---------- Material ----------

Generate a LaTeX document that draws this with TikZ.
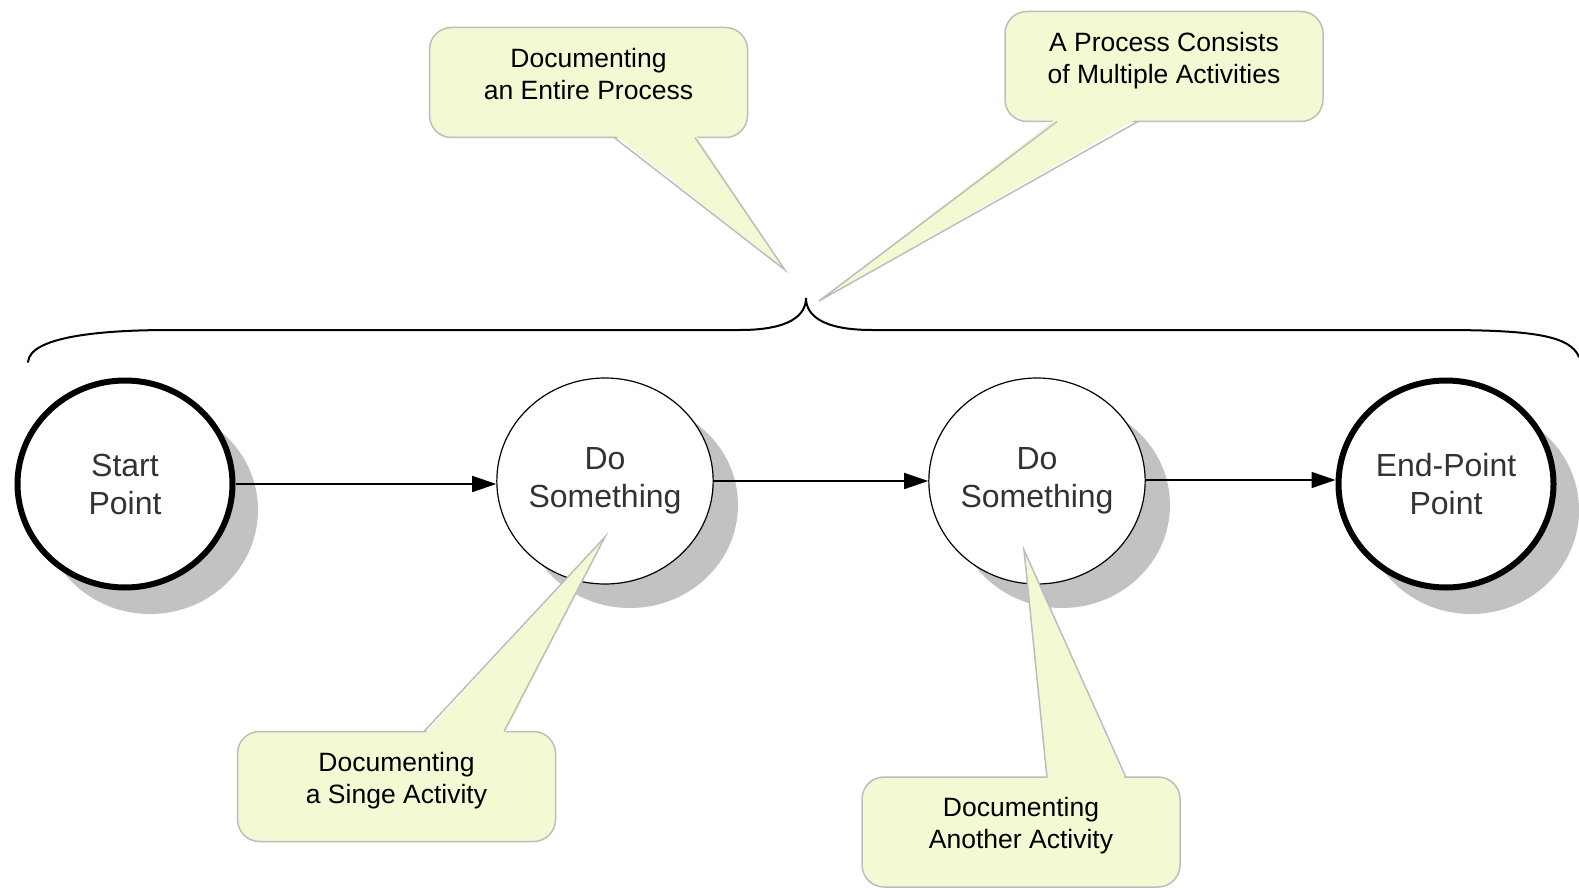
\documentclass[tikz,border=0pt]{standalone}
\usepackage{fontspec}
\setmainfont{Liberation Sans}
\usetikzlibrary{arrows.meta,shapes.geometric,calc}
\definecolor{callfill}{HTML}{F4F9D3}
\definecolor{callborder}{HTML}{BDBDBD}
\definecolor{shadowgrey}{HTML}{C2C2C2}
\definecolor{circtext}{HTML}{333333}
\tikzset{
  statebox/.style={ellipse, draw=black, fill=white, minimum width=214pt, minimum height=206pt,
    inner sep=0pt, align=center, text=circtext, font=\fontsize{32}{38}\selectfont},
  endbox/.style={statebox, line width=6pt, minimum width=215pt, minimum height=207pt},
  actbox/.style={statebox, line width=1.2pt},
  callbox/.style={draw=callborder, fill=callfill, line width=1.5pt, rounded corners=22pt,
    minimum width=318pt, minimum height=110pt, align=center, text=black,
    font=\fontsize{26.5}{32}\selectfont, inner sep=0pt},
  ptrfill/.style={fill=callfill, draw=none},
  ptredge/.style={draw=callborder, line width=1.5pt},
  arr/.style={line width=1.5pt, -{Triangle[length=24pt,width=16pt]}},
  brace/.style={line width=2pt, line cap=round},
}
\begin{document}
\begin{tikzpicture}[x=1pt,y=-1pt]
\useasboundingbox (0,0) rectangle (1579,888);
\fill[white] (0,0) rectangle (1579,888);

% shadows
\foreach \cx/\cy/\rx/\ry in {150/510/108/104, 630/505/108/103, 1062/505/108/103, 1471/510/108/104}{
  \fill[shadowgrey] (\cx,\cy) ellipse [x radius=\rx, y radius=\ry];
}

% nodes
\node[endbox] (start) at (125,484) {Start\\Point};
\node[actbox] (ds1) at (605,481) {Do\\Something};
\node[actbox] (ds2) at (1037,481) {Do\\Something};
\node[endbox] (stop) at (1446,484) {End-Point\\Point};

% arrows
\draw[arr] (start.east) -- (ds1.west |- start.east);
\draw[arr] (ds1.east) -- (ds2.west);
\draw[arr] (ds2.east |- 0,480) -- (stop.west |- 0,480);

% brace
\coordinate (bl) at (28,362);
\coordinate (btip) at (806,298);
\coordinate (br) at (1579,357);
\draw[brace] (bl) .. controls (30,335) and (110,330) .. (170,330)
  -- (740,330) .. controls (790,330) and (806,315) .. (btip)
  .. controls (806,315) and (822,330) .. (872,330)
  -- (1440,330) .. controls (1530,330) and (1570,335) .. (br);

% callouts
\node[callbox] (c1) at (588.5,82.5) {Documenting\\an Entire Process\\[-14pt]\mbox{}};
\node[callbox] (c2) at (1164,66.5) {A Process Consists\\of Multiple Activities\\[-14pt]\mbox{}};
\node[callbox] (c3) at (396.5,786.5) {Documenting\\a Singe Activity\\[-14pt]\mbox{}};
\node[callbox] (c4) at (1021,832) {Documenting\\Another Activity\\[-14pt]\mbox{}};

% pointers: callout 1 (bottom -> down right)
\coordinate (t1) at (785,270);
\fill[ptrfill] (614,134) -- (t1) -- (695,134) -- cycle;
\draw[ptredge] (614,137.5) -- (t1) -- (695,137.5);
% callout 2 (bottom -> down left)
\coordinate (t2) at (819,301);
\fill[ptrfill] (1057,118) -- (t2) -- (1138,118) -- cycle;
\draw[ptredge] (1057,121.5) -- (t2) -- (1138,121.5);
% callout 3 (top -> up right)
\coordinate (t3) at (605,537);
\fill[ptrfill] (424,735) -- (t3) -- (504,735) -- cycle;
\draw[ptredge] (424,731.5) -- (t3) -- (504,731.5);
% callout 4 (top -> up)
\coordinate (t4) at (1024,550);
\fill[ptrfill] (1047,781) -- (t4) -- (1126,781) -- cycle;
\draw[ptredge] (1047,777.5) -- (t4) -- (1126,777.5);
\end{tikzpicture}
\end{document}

----------

- What you are asked to do:
Exclude the pictures, and transcribe all of the material exactly.

- Solution:
Generate a LaTeX document that draws this with TikZ.
\documentclass[tikz,border=0pt]{standalone}
\usepackage{fontspec}
\setmainfont{Liberation Sans}
\usetikzlibrary{arrows.meta,shapes.geometric,calc}
\definecolor{callfill}{HTML}{F4F9D3}
\definecolor{callborder}{HTML}{BDBDBD}
\definecolor{shadowgrey}{HTML}{C2C2C2}
\definecolor{circtext}{HTML}{333333}
\tikzset{
  statebox/.style={ellipse, draw=black, fill=white, minimum width=214pt, minimum height=206pt,
    inner sep=0pt, align=center, text=circtext, font=\fontsize{32}{38}\selectfont},
  endbox/.style={statebox, line width=6pt, minimum width=215pt, minimum height=207pt},
  actbox/.style={statebox, line width=1.2pt},
  callbox/.style={draw=callborder, fill=callfill, line width=1.5pt, rounded corners=22pt,
    minimum width=318pt, minimum height=110pt, align=center, text=black,
    font=\fontsize{26.5}{32}\selectfont, inner sep=0pt},
  ptrfill/.style={fill=callfill, draw=none},
  ptredge/.style={draw=callborder, line width=1.5pt},
  arr/.style={line width=1.5pt, -{Triangle[length=24pt,width=16pt]}},
  brace/.style={line width=2pt, line cap=round},
}
\begin{document}
\begin{tikzpicture}[x=1pt,y=-1pt]
\useasboundingbox (0,0) rectangle (1579,888);
\fill[white] (0,0) rectangle (1579,888);

% shadows
\foreach \cx/\cy/\rx/\ry in {150/510/108/104, 630/505/108/103, 1062/505/108/103, 1471/510/108/104}{
  \fill[shadowgrey] (\cx,\cy) ellipse [x radius=\rx, y radius=\ry];
}

% nodes
\node[endbox] (start) at (125,484) {Start\\Point};
\node[actbox] (ds1) at (605,481) {Do\\Something};
\node[actbox] (ds2) at (1037,481) {Do\\Something};
\node[endbox] (stop) at (1446,484) {End-Point\\Point};

% arrows
\draw[arr] (start.east) -- (ds1.west |- start.east);
\draw[arr] (ds1.east) -- (ds2.west);
\draw[arr] (ds2.east |- 0,480) -- (stop.west |- 0,480);

% brace
\coordinate (bl) at (28,362);
\coordinate (btip) at (806,298);
\coordinate (br) at (1579,357);
\draw[brace] (bl) .. controls (30,335) and (110,330) .. (170,330)
  -- (740,330) .. controls (790,330) and (806,315) .. (btip)
  .. controls (806,315) and (822,330) .. (872,330)
  -- (1440,330) .. controls (1530,330) and (1570,335) .. (br);

% callouts
\node[callbox] (c1) at (588.5,82.5) {Documenting\\an Entire Process\\[-14pt]\mbox{}};
\node[callbox] (c2) at (1164,66.5) {A Process Consists\\of Multiple Activities\\[-14pt]\mbox{}};
\node[callbox] (c3) at (396.5,786.5) {Documenting\\a Singe Activity\\[-14pt]\mbox{}};
\node[callbox] (c4) at (1021,832) {Documenting\\Another Activity\\[-14pt]\mbox{}};

% pointers: callout 1 (bottom -> down right)
\coordinate (t1) at (785,270);
\fill[ptrfill] (614,134) -- (t1) -- (695,134) -- cycle;
\draw[ptredge] (614,137.5) -- (t1) -- (695,137.5);
% callout 2 (bottom -> down left)
\coordinate (t2) at (819,301);
\fill[ptrfill] (1057,118) -- (t2) -- (1138,118) -- cycle;
\draw[ptredge] (1057,121.5) -- (t2) -- (1138,121.5);
% callout 3 (top -> up right)
\coordinate (t3) at (605,537);
\fill[ptrfill] (424,735) -- (t3) -- (504,735) -- cycle;
\draw[ptredge] (424,731.5) -- (t3) -- (504,731.5);
% callout 4 (top -> up)
\coordinate (t4) at (1024,550);
\fill[ptrfill] (1047,781) -- (t4) -- (1126,781) -- cycle;
\draw[ptredge] (1047,777.5) -- (t4) -- (1126,777.5);
\end{tikzpicture}
\end{document}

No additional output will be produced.